** Start of Supplied material **

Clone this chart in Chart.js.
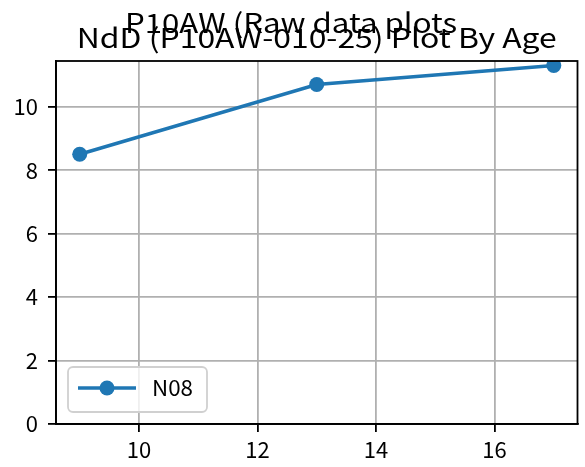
<!DOCTYPE html>
<html><head><meta charset="utf-8">
<script src="https://cdn.jsdelivr.net/npm/chart.js@4.4.0/dist/chart.umd.min.js"></script>
<style>html,body{margin:0;padding:0;background:#fff;} #wrap{width:585px;height:467px;}</style>
</head><body><div id="wrap"><canvas id="c" width="585" height="467"></canvas></div>
<script>
const ages = [9, 13, 17];
const nddValues = [8.5, 10.7, 11.3];
const seriesName = 'N08';
const xTicks = [10, 12, 14, 16];
const yTicks = [0, 2, 4, 6, 8, 10];
const titleText = 'NdD (P10AW-010-25) Plot By Age';
const supTitleText = 'P10AW (Raw data plots';

const FONT = '"Noto Sans CJK JP", "Noto Sans", sans-serif';
const BLUE = '#1f77b4';

function drawFitted(ctx, text, cx, baseline, size, width) {
  ctx.save();
  ctx.font = size + 'px ' + FONT;
  const w = ctx.measureText(text).width;
  const s = width / w;
  ctx.translate(cx, baseline);
  ctx.scale(s, 1);
  ctx.textAlign = 'center';
  ctx.textBaseline = 'alphabetic';
  ctx.fillStyle = '#000';
  ctx.fillText(text, 0, 0);
  ctx.restore();
}

const decor = {
  id: 'decor',
  afterDraw(chart) {
    const {ctx, chartArea: a} = chart;
    ctx.save();
    ctx.strokeStyle = '#000';
    ctx.lineWidth = 1.8;
    ctx.strokeRect(a.left, a.top, a.right - a.left, a.bottom - a.top);
    const lx = a.left + 12, ly = a.bottom - 57, lw = 139, lh = 45, r = 5;
    ctx.beginPath();
    ctx.moveTo(lx + r, ly);
    ctx.arcTo(lx + lw, ly, lx + lw, ly + lh, r);
    ctx.arcTo(lx + lw, ly + lh, lx, ly + lh, r);
    ctx.arcTo(lx, ly + lh, lx, ly, r);
    ctx.arcTo(lx, ly, lx + lw, ly, r);
    ctx.closePath();
    ctx.fillStyle = 'rgba(255,255,255,0.8)';
    ctx.fill();
    ctx.strokeStyle = '#d0d0d0';
    ctx.lineWidth = 1.8;
    ctx.stroke();
    const ds = chart.data.datasets[0];
    const cy = ly + 21;
    ctx.strokeStyle = ds.borderColor;
    ctx.lineWidth = 3.5;
    ctx.beginPath();
    ctx.moveTo(lx + 10, cy);
    ctx.lineTo(lx + 68, cy);
    ctx.stroke();
    ctx.fillStyle = ds.borderColor;
    ctx.beginPath();
    ctx.arc(lx + 39, cy, 7.5, 0, Math.PI * 2);
    ctx.fill();
    ctx.restore();
    drawFitted(ctx, ds.label, lx + 84 + 20.5, cy + 8, 22, 41);
    drawFitted(ctx, titleText, (a.left + a.right) / 2, 48, 27, 480);
    drawFitted(ctx, supTitleText, chart.width / 2 - 1.5, 33, 27, 332);
  }
};

new Chart(document.getElementById('c'), {
  type: 'line',
  data: {
    datasets: [{
      label: seriesName,
      data: ages.map((x, i) => ({x: x, y: nddValues[i]})),
      borderColor: BLUE,
      backgroundColor: BLUE,
      borderWidth: 3.5,
      pointRadius: 7.5,
      pointHoverRadius: 7.5,
      pointBorderWidth: 0,
      pointBackgroundColor: BLUE,
      tension: 0,
      fill: false
    }]
  },
  options: {
    responsive: false,
    animation: false,
    devicePixelRatio: 1,
    layout: {padding: {top: 61, right: 4, left: 0, bottom: 0}},
    plugins: {legend: {display: false}, title: {display: false}, tooltip: {enabled: false}},
    scales: {
      x: {
        type: 'linear',
        min: 8.6, max: 17.4,
        afterBuildTicks(s) { s.ticks = xTicks.map(v => ({value: v})); },
        afterFit(s) { s.height = 43; },
        grid: {color: '#b0b0b0', lineWidth: 1.8, tickLength: 8, tickColor: '#000', tickWidth: 1.8},
        border: {display: true, color: '#000', width: 1.8},
        ticks: {font: {family: FONT, size: 22}, color: '#000', padding: 4, maxRotation: 0}
      },
      y: {
        type: 'linear',
        min: 0, max: 11.44,
        afterBuildTicks(s) { s.ticks = yTicks.map(v => ({value: v})); },
        afterFit(s) { s.width = 56; },
        grid: {color: '#b0b0b0', lineWidth: 1.8, tickLength: 8, tickColor: '#000', tickWidth: 1.8},
        border: {display: true, color: '#000', width: 1.8},
        ticks: {font: {family: FONT, size: 22}, color: '#000', padding: 10}
      }
    }
  },
  plugins: [decor]
});
</script>
</body></html>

** End of Supplied material **

● **Stated problem**
Without the pictures, copy the material exactly as given.

● **The result**
Clone this chart in Chart.js.
<!DOCTYPE html>
<html><head><meta charset="utf-8">
<script src="https://cdn.jsdelivr.net/npm/chart.js@4.4.0/dist/chart.umd.min.js"></script>
<style>html,body{margin:0;padding:0;background:#fff;} #wrap{width:585px;height:467px;}</style>
</head><body><div id="wrap"><canvas id="c" width="585" height="467"></canvas></div>
<script>
const ages = [9, 13, 17];
const nddValues = [8.5, 10.7, 11.3];
const seriesName = 'N08';
const xTicks = [10, 12, 14, 16];
const yTicks = [0, 2, 4, 6, 8, 10];
const titleText = 'NdD (P10AW-010-25) Plot By Age';
const supTitleText = 'P10AW (Raw data plots';

const FONT = '"Noto Sans CJK JP", "Noto Sans", sans-serif';
const BLUE = '#1f77b4';

function drawFitted(ctx, text, cx, baseline, size, width) {
  ctx.save();
  ctx.font = size + 'px ' + FONT;
  const w = ctx.measureText(text).width;
  const s = width / w;
  ctx.translate(cx, baseline);
  ctx.scale(s, 1);
  ctx.textAlign = 'center';
  ctx.textBaseline = 'alphabetic';
  ctx.fillStyle = '#000';
  ctx.fillText(text, 0, 0);
  ctx.restore();
}

const decor = {
  id: 'decor',
  afterDraw(chart) {
    const {ctx, chartArea: a} = chart;
    ctx.save();
    ctx.strokeStyle = '#000';
    ctx.lineWidth = 1.8;
    ctx.strokeRect(a.left, a.top, a.right - a.left, a.bottom - a.top);
    const lx = a.left + 12, ly = a.bottom - 57, lw = 139, lh = 45, r = 5;
    ctx.beginPath();
    ctx.moveTo(lx + r, ly);
    ctx.arcTo(lx + lw, ly, lx + lw, ly + lh, r);
    ctx.arcTo(lx + lw, ly + lh, lx, ly + lh, r);
    ctx.arcTo(lx, ly + lh, lx, ly, r);
    ctx.arcTo(lx, ly, lx + lw, ly, r);
    ctx.closePath();
    ctx.fillStyle = 'rgba(255,255,255,0.8)';
    ctx.fill();
    ctx.strokeStyle = '#d0d0d0';
    ctx.lineWidth = 1.8;
    ctx.stroke();
    const ds = chart.data.datasets[0];
    const cy = ly + 21;
    ctx.strokeStyle = ds.borderColor;
    ctx.lineWidth = 3.5;
    ctx.beginPath();
    ctx.moveTo(lx + 10, cy);
    ctx.lineTo(lx + 68, cy);
    ctx.stroke();
    ctx.fillStyle = ds.borderColor;
    ctx.beginPath();
    ctx.arc(lx + 39, cy, 7.5, 0, Math.PI * 2);
    ctx.fill();
    ctx.restore();
    drawFitted(ctx, ds.label, lx + 84 + 20.5, cy + 8, 22, 41);
    drawFitted(ctx, titleText, (a.left + a.right) / 2, 48, 27, 480);
    drawFitted(ctx, supTitleText, chart.width / 2 - 1.5, 33, 27, 332);
  }
};

new Chart(document.getElementById('c'), {
  type: 'line',
  data: {
    datasets: [{
      label: seriesName,
      data: ages.map((x, i) => ({x: x, y: nddValues[i]})),
      borderColor: BLUE,
      backgroundColor: BLUE,
      borderWidth: 3.5,
      pointRadius: 7.5,
      pointHoverRadius: 7.5,
      pointBorderWidth: 0,
      pointBackgroundColor: BLUE,
      tension: 0,
      fill: false
    }]
  },
  options: {
    responsive: false,
    animation: false,
    devicePixelRatio: 1,
    layout: {padding: {top: 61, right: 4, left: 0, bottom: 0}},
    plugins: {legend: {display: false}, title: {display: false}, tooltip: {enabled: false}},
    scales: {
      x: {
        type: 'linear',
        min: 8.6, max: 17.4,
        afterBuildTicks(s) { s.ticks = xTicks.map(v => ({value: v})); },
        afterFit(s) { s.height = 43; },
        grid: {color: '#b0b0b0', lineWidth: 1.8, tickLength: 8, tickColor: '#000', tickWidth: 1.8},
        border: {display: true, color: '#000', width: 1.8},
        ticks: {font: {family: FONT, size: 22}, color: '#000', padding: 4, maxRotation: 0}
      },
      y: {
        type: 'linear',
        min: 0, max: 11.44,
        afterBuildTicks(s) { s.ticks = yTicks.map(v => ({value: v})); },
        afterFit(s) { s.width = 56; },
        grid: {color: '#b0b0b0', lineWidth: 1.8, tickLength: 8, tickColor: '#000', tickWidth: 1.8},
        border: {display: true, color: '#000', width: 1.8},
        ticks: {font: {family: FONT, size: 22}, color: '#000', padding: 10}
      }
    }
  },
  plugins: [decor]
});
</script>
</body></html>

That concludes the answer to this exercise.